The construction of a new parking garage at Salem State University has prompted petitions, payouts and threats of lawsuits. Now it’s sparking a statewide proposal to change the way public projects are reviewed.
State Sen. Joan Lovely and State Rep. Paul Tucker of Salem have filed a bill that would require state construction projects to come before the local zoning board for a public hearing.
The legislation was prompted by Salem State’s construction of a 725-car, 41/2-story parking garage off Lafayette Street that is scheduled to open in November. Neighbors have complained that they found out about the garage plans too late and had little or no say in its construction.
“It’s a monstrosity,” said Phil Moran of Save Our Salem, a neighborhood group that formed in opposition to the garage. “It’s bigger than a football field and it sits 15 feet from some of the loveliest homes in Salem.”

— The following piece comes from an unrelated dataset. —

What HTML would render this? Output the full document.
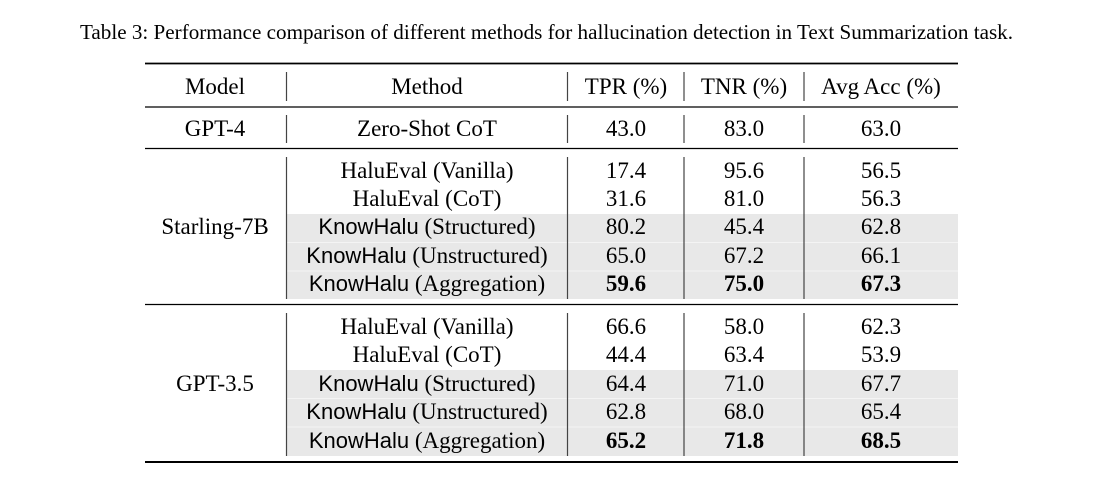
<!DOCTYPE html>
<html><head><meta charset="utf-8"><style>
body{margin:0;background:#fff;}
svg{display:block;}
text{font-family:"Liberation Serif",serif;font-size:23px;fill:#000;}
.s{font-family:"Liberation Sans",sans-serif;font-size:22px;}
.b{font-weight:bold;}
</style></head><body>
<svg width="1117" height="487" viewBox="0 0 1117 487">
<text x="80" y="39" textLength="933" lengthAdjust="spacingAndGlyphs" style="font-size:21px">Table 3: Performance comparison of different methods for hallucination detection in Text Summarization task.</text>
<g fill="#e8e8e8">
<rect x="287" y="214" width="671" height="85"/>
<rect x="287" y="370" width="671" height="86"/>
</g>
<g stroke="#f4f4f4" stroke-width="1">
<line x1="287" y1="242.5" x2="958" y2="242.5"/><line x1="287" y1="271" x2="958" y2="271"/>
<line x1="287" y1="398.5" x2="958" y2="398.5"/><line x1="287" y1="427" x2="958" y2="427"/>
</g>
<g stroke="#000">
<line x1="145" y1="63.5" x2="958" y2="63.5" stroke-width="1.8"/>
<line x1="145" y1="107" x2="958" y2="107" stroke-width="1.2"/>
<line x1="145" y1="148.5" x2="958" y2="148.5" stroke-width="1.2"/>
<line x1="145" y1="304.5" x2="958" y2="304.5" stroke-width="1.2"/>
<line x1="145" y1="462" x2="958" y2="462" stroke-width="2"/>
</g>
<g stroke="#444" stroke-width="1.2">
<line x1="286.5" y1="72" x2="286.5" y2="101"/><line x1="567.5" y1="72" x2="567.5" y2="101"/><line x1="684" y1="72" x2="684" y2="101"/><line x1="804" y1="72" x2="804" y2="101"/>
<line x1="286.5" y1="115" x2="286.5" y2="143"/><line x1="567.5" y1="115" x2="567.5" y2="143"/><line x1="684" y1="115" x2="684" y2="143"/><line x1="804" y1="115" x2="804" y2="143"/>
<line x1="286.5" y1="157" x2="286.5" y2="299"/><line x1="567.5" y1="157" x2="567.5" y2="299"/><line x1="684" y1="157" x2="684" y2="299"/><line x1="804" y1="157" x2="804" y2="299"/>
<line x1="286.5" y1="313" x2="286.5" y2="456"/><line x1="567.5" y1="313" x2="567.5" y2="456"/><line x1="684" y1="313" x2="684" y2="456"/><line x1="804" y1="313" x2="804" y2="456"/>
</g>
<g text-anchor="middle">
<text x="215" y="94">Model</text><text x="427" y="94">Method</text><text x="626" y="94">TPR (%)</text><text x="744" y="94">TNR (%)</text><text x="881" y="94">Avg Acc (%)</text>
</g>
<g text-anchor="middle">
<text x="215" y="136">GPT-4</text><text x="427" y="136">Zero-Shot CoT</text><text x="626" y="136">43.0</text><text x="744" y="136">83.0</text><text x="881" y="136">63.0</text>
</g>
<g text-anchor="middle">
<text x="215" y="234">Starling-7B</text>
<text x="427" y="178">HaluEval (Vanilla)</text><text x="626" y="178">17.4</text><text x="744" y="178">95.6</text><text x="881" y="178">56.5</text>
<text x="427" y="206">HaluEval (CoT)</text><text x="626" y="206">31.6</text><text x="744" y="206">81.0</text><text x="881" y="206">56.3</text>
<text x="427" y="234"><tspan class="s">KnowHalu</tspan> (Structured)</text><text x="626" y="234">80.2</text><text x="744" y="234">45.4</text><text x="881" y="234">62.8</text>
<text x="427" y="263"><tspan class="s">KnowHalu</tspan> (Unstructured)</text><text x="626" y="263">65.0</text><text x="744" y="263">67.2</text><text x="881" y="263">66.1</text>
<text x="427" y="291"><tspan class="s">KnowHalu</tspan> (Aggregation)</text><text x="626" y="291" class="b">59.6</text><text x="744" y="291" class="b">75.0</text><text x="881" y="291" class="b">67.3</text>
</g>
<g text-anchor="middle">
<text x="215" y="391">GPT-3.5</text>
<text x="427" y="334">HaluEval (Vanilla)</text><text x="626" y="334">66.6</text><text x="744" y="334">58.0</text><text x="881" y="334">62.3</text>
<text x="427" y="362">HaluEval (CoT)</text><text x="626" y="362">44.4</text><text x="744" y="362">63.4</text><text x="881" y="362">53.9</text>
<text x="427" y="391"><tspan class="s">KnowHalu</tspan> (Structured)</text><text x="626" y="391">64.4</text><text x="744" y="391">71.0</text><text x="881" y="391">67.7</text>
<text x="427" y="419"><tspan class="s">KnowHalu</tspan> (Unstructured)</text><text x="626" y="419">62.8</text><text x="744" y="419">68.0</text><text x="881" y="419">65.4</text>
<text x="427" y="448"><tspan class="s">KnowHalu</tspan> (Aggregation)</text><text x="626" y="448" class="b">65.2</text><text x="744" y="448" class="b">71.8</text><text x="881" y="448" class="b">68.5</text>
</g>
</svg>
</body></html>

Tucker said he and Lovely filed the bill after listening to neighbors’ concerns about the lack of input regarding the garage. Under state law, state universities are exempt from local zoning regulations and do not need the approval of local boards.
The bill would not give local boards the authority to vote on a public construction project. But it would require a public hearing before the zoning board where officials and residents could comment on the size and other details of projects.

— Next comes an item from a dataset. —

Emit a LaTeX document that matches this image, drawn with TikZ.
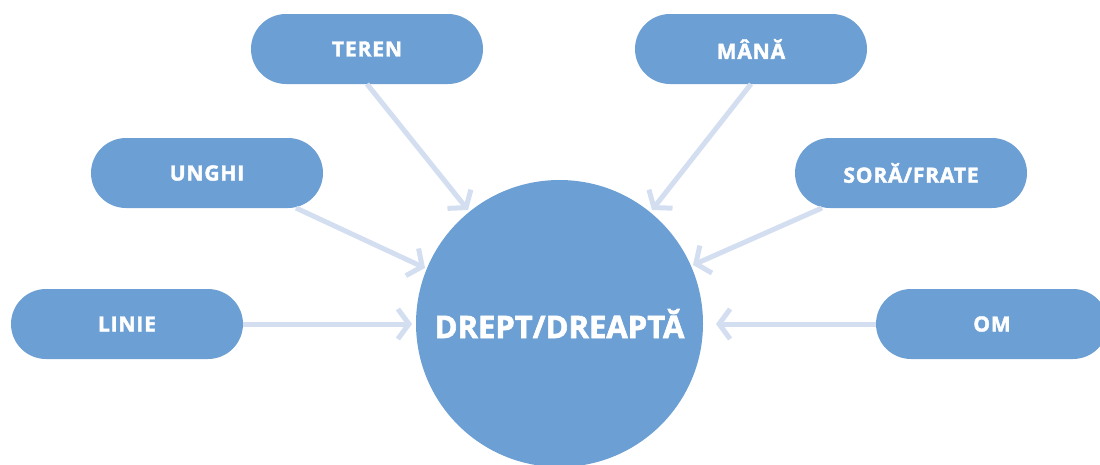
\documentclass[tikz,border=0pt]{standalone}
\usepackage{fontspec}
\setmainfont{Open Sans}[BoldFeatures={FakeBold=2}]
\newfontfamily\heavy{Open Sans}[BoldFeatures={FakeBold=2},LetterSpace=4]
\usetikzlibrary{arrows.meta}
\definecolor{fillblue}{HTML}{6C9FD3}
\definecolor{arrowblue}{HTML}{D3DEF0}
\begin{document}
\begin{tikzpicture}[x=1pt,y=-1pt,
  pill/.style={draw=none, fill=fillblue, rounded corners=35pt, minimum width=232pt, minimum height=70pt, text=white, font=\heavy\fontsize{21}{23}\selectfont\bfseries, inner sep=0pt},
  hub/.style={circle, fill=fillblue, minimum size=287pt, text=white, font=\fontsize{31}{34}\selectfont\bfseries, inner sep=0pt},
  link/.style={draw=arrowblue, line width=5pt, -{Straight Barb[length=11pt, width=30pt, line width=5pt]}}
]
\useasboundingbox (0,0) rectangle (1100,464);
\node[hub] (c) at (559.5,323.5) {DREPT/DREAPTĂ};
\node[pill] (teren) at (367,49) {TEREN};
\node[pill] (mana) at (751,49) {MÂNĂ};
\node[pill] (unghi) at (207,173) {UNGHI};
\node[pill] (sora) at (911,173) {SORĂ/FRATE};
\node[pill] (linie) at (127,324) {LINIE};
\node[pill] (om) at (992,324) {OM};
\coordinate (t1) at (468,210);
\coordinate (m1) at (652,210);
\coordinate (u1) at (425,268);
\coordinate (s1) at (693,265);
\coordinate (l1) at (412,324);
\coordinate (o1) at (716,324);
\draw[link] (teren) ++(0,35) -- (t1);
\draw[link] (mana) ++(0,35) -- (m1);
\draw[link] (unghi) ++(89,35) -- (u1);
\draw[link] (sora) ++(-89,35) -- (s1);
\draw[link] (linie.east) -- (l1);
\draw[link] (om.west) -- (o1);
\end{tikzpicture}
\end{document}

“I just think it’s important that people have a right to be heard,” Tucker said. “I don’t see any negative in the process because it allows neighbors to speak directly to the university to air their concerns.”
A hearing on the bill is scheduled for Thursday at the Statehouse, with several Salem residents hoping to testify.
Salem State spokeswoman Karen Cady said the university did not want to comment on the proposed bill, but said the university “welcomes input from the community, including members of all regulatory local boards.”
Cady said Salem State holds neighborhood meetings “on a monthly basis.”
In response to protests about the garage, the university has agreed to pay $250,000 to alleviate traffic congestion in South Salem and to set aside $100,000 for direct abutters.
Lovely said she has not spoken with anybody from Salem State about the bill.
“I would hope that the college would look at this in a positive way,” she said. “We are partners in this community. We haven’t heard of any opposition to it.”
Lovely said local review of state projects would be especially important in Salem, where Salem State has had several large projects and where courthouses have been built and renovated.
“Residents are concerned about the growth, so we thought it was logical to have this extra layer,” Lovely said.
Lovely stressed that the legislation would require a review process, not an approval process. “It may be as simple as one meeting before the zoning board,” she said.
Ironically, it was a legal case between Salem State and the city of Salem that helped give state universities their exemption to local zoning rules, Tucker said.
In the late 1980s, Salem State sued after the Salem building inspector tried to stop the college from building a dormitory complex. The state Supreme Judicial Court eventually ruled that local zoning rules do not apply to state property, Tucker said.
“It had some sweeping, sweeping effects,” he said.
Tucker said a state project can be stopped only if there is an environmental or health issue. “Otherwise they can pretty much do what they want,” he said.
Moran, who lives on Lafayette Street, said neighbors still wouldn’t be able to stop a project under the proposed bill, but a public hearing would give them a chance to ask for changes.
“If they want to maintain some kind of town/gown relations, I think the (university) administration hopefully would listen to the city fathers and some of the neighbors,” he said.